Among the many disasters bequeathed to England by Henry VIII was the bollixed-up line of royal succession. Although Henry went through wife after wife in the search for a male heir, his weak son Edward was doomed to die at an early age.
That meant the next in line would be Mary, Henry’s Catholic daughter; but the Protestant royal hierarchy saw that possibility coming, and was not about to let it happen (for financial, more than religious, reasons). So they maneuvered the sick Edward into decreeing that his successor should be a teen-age cousin, Jane, whom the regents felt they could easily manipulate.
They couldn’t, and an incredible nine days after Jane’s succession to the throne, she was toppled by Mary’s followers, who imprisoned and eventually executed the unfortunate girl. It is one of the more pathetic chapters in English royal history.

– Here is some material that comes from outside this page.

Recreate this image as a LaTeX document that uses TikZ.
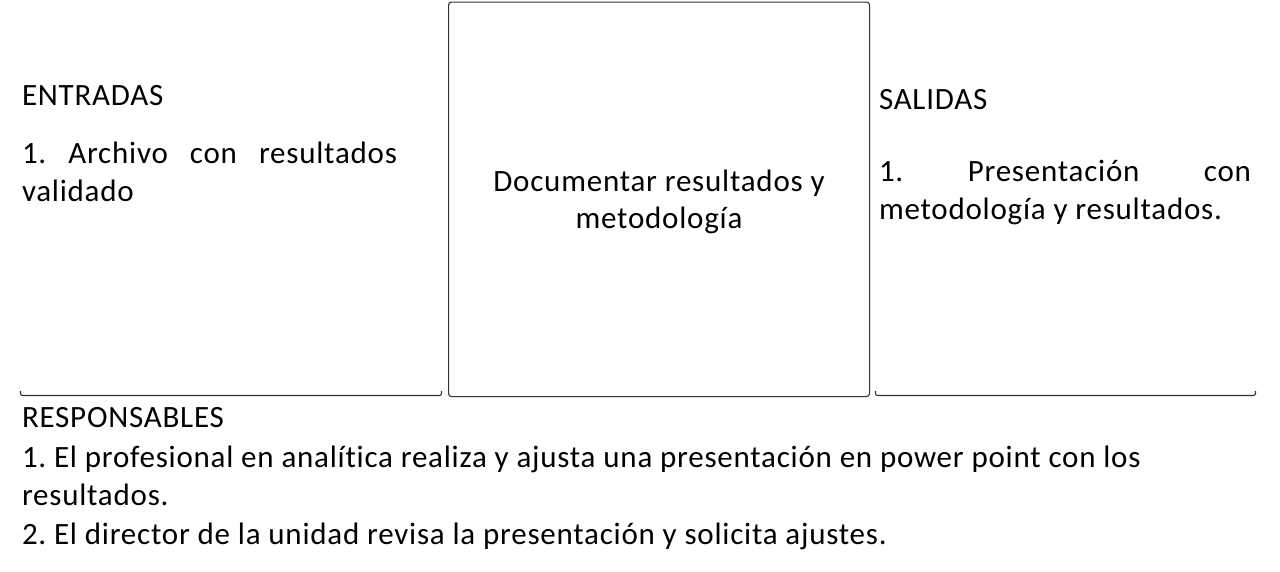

Lady Jane tells this story, and scriptwriter David Edgar improves the love interest in the form of Jane’s husband, Guilford Dudley. Their marriage was arranged and uncomfortable, but the film shows them eventually falling in love and coming to the throne with youthful idealism and sweeping social reforms.
In some sense, their idealism is romanticized in the manner that 1960s youth movies used to show naivete and simplicity, as though Jane and Guilford were precursors of the flower children.
There are some nice moments – Jane looking around in bewilderment for the new monarch after the official hailing of “Queen Jane” – but, although Jane and Guilford are nicely played by Helena Bonham Carter and Cary Elwes, the best-written scenes go to the supporting players, notably John Wood, Patrick Stewart and Michael Horden.
Carter and Elwes were in Seattle recently to promote the movie, and described how history had been altered a bit for film. “The love story is more a legend that grew up after they died,” Carter says of Jane and Guilford; actually, “they didn’t take to each other very much.”
As the British history books tell it, Jane’s reign was “Not really that significant – just this sort of rather shameful, badly executed coup,” Carter says. “But she’s quite exceptional in her own right, being quite precocious in her beliefs.”
Lady Jane is the first film of hot stage director Trevor Nunn (Nicholas Nickleby), and both actors say they enjoyed the experience. Elwes praises Nunn as having “a very perceptive eye, very keen. He absorbs vast amounts of information He’s an actor’s dream, really.”
That was after a difficult series of auditions for these two more-or-less unknown actors. The fact that Elwes was seized while practicing his lines on an empty floor of London’s Barbicon theater didn’t help: “I’d gone to a forbidden area to rehearse my piece, and before I knew it there were six guys surrounding me.”
Carter says, “We got on very well and very immediately” with the high-powered stage actors who appear with them, most of whom had worked with Nunn before. Both Carter and Elwes did able and funny imitations of the ringing tones of Patrick Stewart, the marvelous actor who plays Carter’s father.
The scene of Jane’s execution contains a haunting true detail: Once blindfolded, Jane knelt to put her head on the chopping-block – but her groping hands could not find it. As Carter says, the character is so utterly nonplussed at this moment, you really feel the “completely innocent child, with all the pains and fears,” that this poor queen really was.
First published in The Herald, February 6, 1986
A fun interview. I have a memory of calling the publicist from the concierge desk at the Olympic Hotel in Seattle and saying I was there for Helena Bonham Carter, and the publicist carefully pronounced it Ay-lay-na, which certainly put me in my place, although it is pronounced Helena. It should come as no surprise that young British actors are articulate, funny, and educated. Helena Bonham Carter wore striped leg-warmers, if I am remembering correctly; she was twenty, and had already done A Room with a View. Sorry about referring to her as “Carter” rather than “Bonham Carter”; what did I know. Does anybody remember this movie? Seems like it should have at least a little profile, if only for the period-film fanatics out there.